Comments

mikkie wrote on 9/30/2002, 8:22 AM
There's a few formats you might want to consider: Quicktime 6 now offers mpg4 -- installing the pro version you will not see the mpg4 audio inside of VV3, but you will see the video codec. And winmedia & real both work. Personally I like winmedia, but I think it's a matter of preference -- in my opinion Real gives the center focus of your video more attention, with an almost blurred background, while winmedia can give you problems with background pixilation and/or crawl at lower, web bitrates. With any of these formats I think you might have to do some fine tuning if you're trying to match the quicktime animation compression -- maybe the winmedia screen capture compression will work for you.

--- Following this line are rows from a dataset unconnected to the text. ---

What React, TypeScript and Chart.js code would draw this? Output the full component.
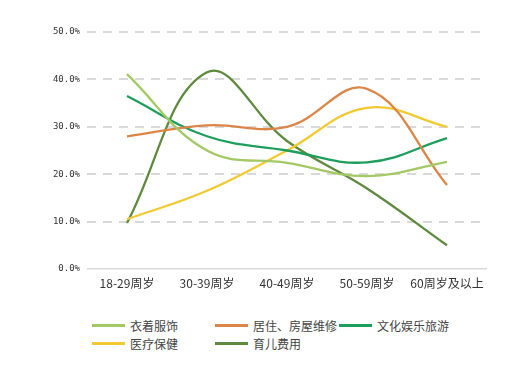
import React, { useEffect, useRef } from "react";
import { Chart, registerables } from "chart.js";

Chart.register(...registerables);

const categories = ["18-29周岁", "30-39周岁", "40-49周岁", "50-59周岁", "60周岁及以上"];
const seriesNames = ["衣着服饰", "居住、房屋维修", "文化娱乐旅游", "医疗保健", "育儿费用"];
const clothing = [41.1, 25.0, 22.4, 19.6, 22.6];
const housing = [28.0, 30.3, 30.0, 38.0, 17.7];
const culture = [36.5, 28.0, 25.0, 22.5, 27.6];
const medical = [10.5, 16.5, 25.0, 34.0, 30.0];
const childcare = [9.7, 41.5, 27.0, 17.0, 5.0];
const colors = ["#a3c964", "#db8647", "#1e9e5c", "#f0c933", "#5d8a3d"];
const yTicks = [0, 10, 20, 30, 40, 50];

export default function App() {
  const ref = useRef<HTMLCanvasElement | null>(null);
  useEffect(() => {
    if (!ref.current) return;
    const seriesData = [clothing, housing, culture, medical, childcare];
    const chart = new Chart(ref.current, {
      type: "line",
      data: {
        labels: categories,
        datasets: seriesNames.map((n, i) => ({
          label: n,
          data: seriesData[i],
          borderColor: colors[i],
          backgroundColor: colors[i],
          borderWidth: 2.3,
          pointRadius: 0,
          tension: 0.4,
          fill: false,
        })),
      },
      options: {
        animation: false,
        responsive: false,
        devicePixelRatio: 1,
        layout: { padding: { top: 32, left: 0, right: 41, bottom: 0 } },
        plugins: { legend: { display: false }, tooltip: { enabled: false } },
        scales: {
          x: {
            offset: true,
            grid: { display: false, drawTicks: false },
            border: { display: false },
            ticks: { color: "#333", font: { size: 12, family: "'Noto Sans CJK SC', sans-serif" }, padding: 7 },
            afterFit: (s: any) => { s.height = 31; },
          },
          y: {
            min: 0,
            max: 50,
            afterBuildTicks: (s: any) => { s.ticks = yTicks.map((v) => ({ value: v })); },
            grid: {
              color: "#d9d9d9",
              lineWidth: (c: any) => (c.tick && c.tick.value === 0 ? 1.5 : 2),
              drawTicks: false,
            },
            border: {
              display: false,
              dash: (c: any) => (c.tick && c.tick.value === 0 ? [] : [9, 7]),
            },
            ticks: {
              color: "#333",
              font: { size: 9, family: "'DejaVu Sans Mono', monospace" },
              padding: 7,
              callback: (v: any) => Number(v).toFixed(1) + "%",
            },
            afterFit: (s: any) => { s.width = 87; },
          },
        },
      },
    });
    return () => chart.destroy();
  }, []);

  const legendPos = [
    { x: 92, y: 325 },
    { x: 215, y: 325 },
    { x: 339, y: 325 },
    { x: 92, y: 343 },
    { x: 215, y: 343 },
  ];

  return (
    <div style={{ position: "fixed", left: 0, top: 0, width: 528, height: 365, background: "#fff" }}>
      <canvas ref={ref} width={528} height={300} style={{ width: 528, height: 300, display: "block" }} />
      {seriesNames.map((n, i) => (
        <div
          key={n}
          style={{
            position: "absolute",
            left: legendPos[i].x,
            top: legendPos[i].y - 9,
            height: 18,
            display: "flex",
            alignItems: "center",
            whiteSpace: "nowrap",
            fontFamily: "'Noto Sans CJK SC', sans-serif",
            fontSize: 12,
            color: "#444",
          }}
        >
          <span style={{ display: "inline-block", width: 33, height: 3, background: colors[i], marginRight: 5 }} />
          <span>{n}</span>
        </div>
      ))}
    </div>
  );
}
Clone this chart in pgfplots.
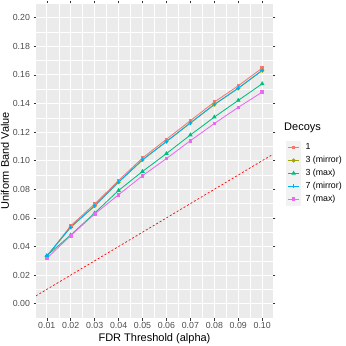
\documentclass[border=0pt]{standalone}
\usepackage{pgfplots}
\pgfplotsset{compat=1.18}
\usepackage{pgfplotstable}
\usepackage{fontspec}
\setmainfont{Liberation Sans}
\definecolor{panel}{HTML}{EBEBEB}
\definecolor{keybg}{HTML}{F2F2F2}
\definecolor{tickc}{HTML}{4D4D4D}
\definecolor{tickm}{HTML}{333333}
\definecolor{cA}{HTML}{F8766D}
\definecolor{cB}{HTML}{A3A500}
\definecolor{cC}{HTML}{00BF7D}
\definecolor{cD}{HTML}{00B0F6}
\definecolor{cE}{HTML}{E76BF3}
\pgfplotstableread{
x      s1      s3m     s3x     s7m     s7x
0.01   0.0330  0.0332  0.0336  0.0333  0.0317
0.02   0.0545  0.0534  0.0480  0.0536  0.0476
0.03   0.0697  0.0683  0.0634  0.0685  0.0627
0.04   0.0862  0.0849  0.0792  0.0851  0.0762
0.05   0.1019  0.1005  0.0925  0.1007  0.0895
0.06   0.1150  0.1133  0.1050  0.1135  0.1015
0.07   0.1280  0.1263  0.1180  0.1265  0.1140
0.08   0.1410  0.1392  0.1305  0.1394  0.1260
0.09   0.1524  0.1506  0.1422  0.1508  0.1373
0.10   0.1648  0.1630  0.1538  0.1632  0.1480
}\datatable
\pgfplotsset{
  keyimg/.style={legend image code/.code={
    \fill[keybg] (0pt,-6pt) rectangle (14pt,6pt);
    \draw[##1,mark repeat=2,mark phase=2] plot coordinates {(1.5pt,0pt) (7pt,0pt) (12.5pt,0pt)};
  }}
}
\begin{document}
\begin{tikzpicture}
\path[use as bounding box] (0pt,0pt) rectangle (346pt,346pt);
\begin{axis}[
  at={(36pt,28pt)}, anchor=south west,
  scale only axis, width=237pt, height=314.6pt,
  xmin=0.0055, xmax=0.1045, ymin=-0.01, ymax=0.21,
  axis background/.style={fill=panel},
  axis line style={draw=none},
  xtick={0.01,0.02,...,0.1001},
  minor xtick={0.005,0.015,...,0.1001},
  ytick={0,0.02,...,0.2001},
  minor ytick={-0.01,0.01,...,0.2101},
  grid=both,
  major grid style={white, line width=0.9pt},
  minor grid style={white, line width=0.45pt},
  tick align=outside,
  major tick length=2.5pt, minor tick length=0pt,
  tick style={draw=tickm, line width=0.5pt},
  xticklabel style={font=\fontsize{8.8}{10}\selectfont, text=tickc, yshift=1.5pt},
  yticklabel style={font=\fontsize{8.8}{10}\selectfont, text=tickc},
  /pgf/number format/assume math mode=true,
  xticklabel={\pgfmathprintnumber[fixed,fixed zerofill,precision=2]{\tick}},
  yticklabel={\pgfmathprintnumber[fixed,fixed zerofill,precision=2]{\tick}},
  scaled x ticks=false, scaled y ticks=false,
  xlabel={FDR Threshold (alpha)},
  ylabel={Uniform Band Value},
  label style={font=\fontsize{11}{13}\selectfont},
  xlabel style={at={(0.5,0)}, anchor=center, yshift=-21pt},
  ylabel style={at={(0,0.5)}, anchor=center, yshift=31pt},
  legend cell align=left,
  legend style={draw=none, fill=none, at={(1.0422,0.569)}, anchor=north west,
    font=\fontsize{8.8}{10}\selectfont, nodes={inner sep=0pt}, row sep=0pt, column sep=4.5pt},
  keyimg,
  every axis plot/.append style={line width=0.85pt, mark size=1.6pt},
]
\addplot[cA, mark=square*, mark size=1.3pt] table[x=x,y=s1]{\datatable};
\addlegendentry{1}
\addplot[cB, mark=*] table[x=x,y=s3m]{\datatable};
\addlegendentry{3 (mirror)}
\addplot[cC, mark=triangle*, mark size=1.8pt] table[x=x,y=s3x]{\datatable};
\addlegendentry{3 (max)}
\addplot[cD, mark=+, mark size=1.8pt] table[x=x,y=s7m]{\datatable};
\addlegendentry{7 (mirror)}
\addplot[cE, mark=square*, mark size=1.3pt] table[x=x,y=s7x]{\datatable};
\addlegendentry{7 (max)}
\addplot[red, line width=0.7pt, dash pattern=on 2pt off 2pt, forget plot] coordinates {(0.0055,0.0055) (0.1045,0.1045)};
\end{axis}
\node[anchor=west, font=\fontsize{11}{13}\selectfont, inner sep=0pt] at (284pt,218pt) {Decoys};
\end{tikzpicture}
\end{document}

oddboy wrote on 10/11/2002, 2:17 AM
I was told to use Microsoft Video 1...any thoughts
John_Cline wrote on 10/11/2002, 2:54 AM
Microsoft Video 1 is a totally outdated codec. It can't produce a perfect frame in most cases, no matter how much bandwidth you throw at it. It can only assign 8 colors to every 16 pixels and only compresses up to 16-bit video. It also looks VERY blocky, particularly at low data rates. Cinepak produces ugly stair-step artifacts due to its motion prediction. Indeo 3.2 can produce color bleeding and strange dithering.

Personally, for web distribution, I use Windows Media v8 using the command-line, 2-pass encoder. (Not the Windows Media Encoder v7.1.)